Is this how men are reacting to the implementation of feminist policies and feminist views of marriage? That's the impression that I got from reading a few recent articles.
Anyways, here's a bit of a recent Globe and Mail article:
I’ve no idea how the new world order will play out. Ms. Rosin thinks more men will eventually catch on and find their places in it. Meantime, there’s one scene I can’t get out of my mind. It’s a village in the hills of Thailand that my husband and I visited a few years ago. The women did all the work – the child rearing, the farming, the cooking, the wood and water gathering, the long trek to town to sell their vegetables. The men sat around discussing politics and smoking opium. They didn’t seem terribly miserable; I guess they’d gotten used to it.
... and from the Wall Street Journal:
Ms. Rosin makes us face the uncomfortable evidence that many men are engaging in a sit-down strike.

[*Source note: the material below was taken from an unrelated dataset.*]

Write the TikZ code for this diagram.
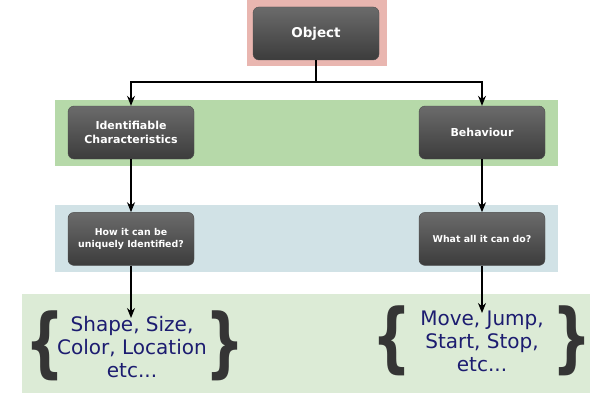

In macho cultures, such as those of Spain, men import poorer, more traditional women from other countries to marry. In Japan, Ms. Rosin reports, men are causing something of a national crisis because of their indifference to dating, marrying and even having sex.
Here in America, many men have dialed down their ambitions, and not simply in response to a loss of job opportunities. Although three-fourths of the jobs lost in the recent recession were in fields that are overwhelmingly male (including construction, manufacturing and finance), the same number of new ones emerged in health fields, service industries and teaching. Yet surprisingly few men are entering these areas or seeking the education they would need to do so. "Our vast and struggling middle class, where the disparities between men and women are the greatest," writes Ms. Rosin, "is slowly turning into a matriarchy, with men increasingly absent from the workforce and home, and as women make all the decisions."
The result, Ms. Rosin painstakingly shows, is virtually a reversal of the psychological landscape of the 1960s and 1970s. Then, men wondered why they should give up freedom and sex for marriage, child care and the burden of financial responsibility; now it is women asking that question. Then, men complained of clinging, freeloading wives; now Ms. Rosin hears repeatedly from women that, in the words of one executive, women should "be very careful about marrying freeloading, bloodsucking parasites." Then, it was women who tamped down their aspirations, knowing the objective unlikelihood of attaining them; now it's the men who have "fear of success" and a "why bother?" attitude. Then, if women had casual sex it was to keep the guy happy; now many have casual sex for their own pleasure and to keep from being derailed from their career goals with something "serious."
MGTOW - standing for Men Going Their Own Way - is the acronym you might hear associated with the idea from time to time. Other than references to the Japanese "herbivore" movement, these few recent articles are the first times that I've encountered this in the mainstream press.
Given the current state of family and labour law - producing a society in which women report greater career ambitions and men are more afraid of undesired pregnancy - such male antipathy towards hard work (both in terms of relationships and the labour force) seems somewhat inevitable. It also seems likely to lead to dissatisfaction amongst the female population, and some of this increasing unhappiness has already been documented.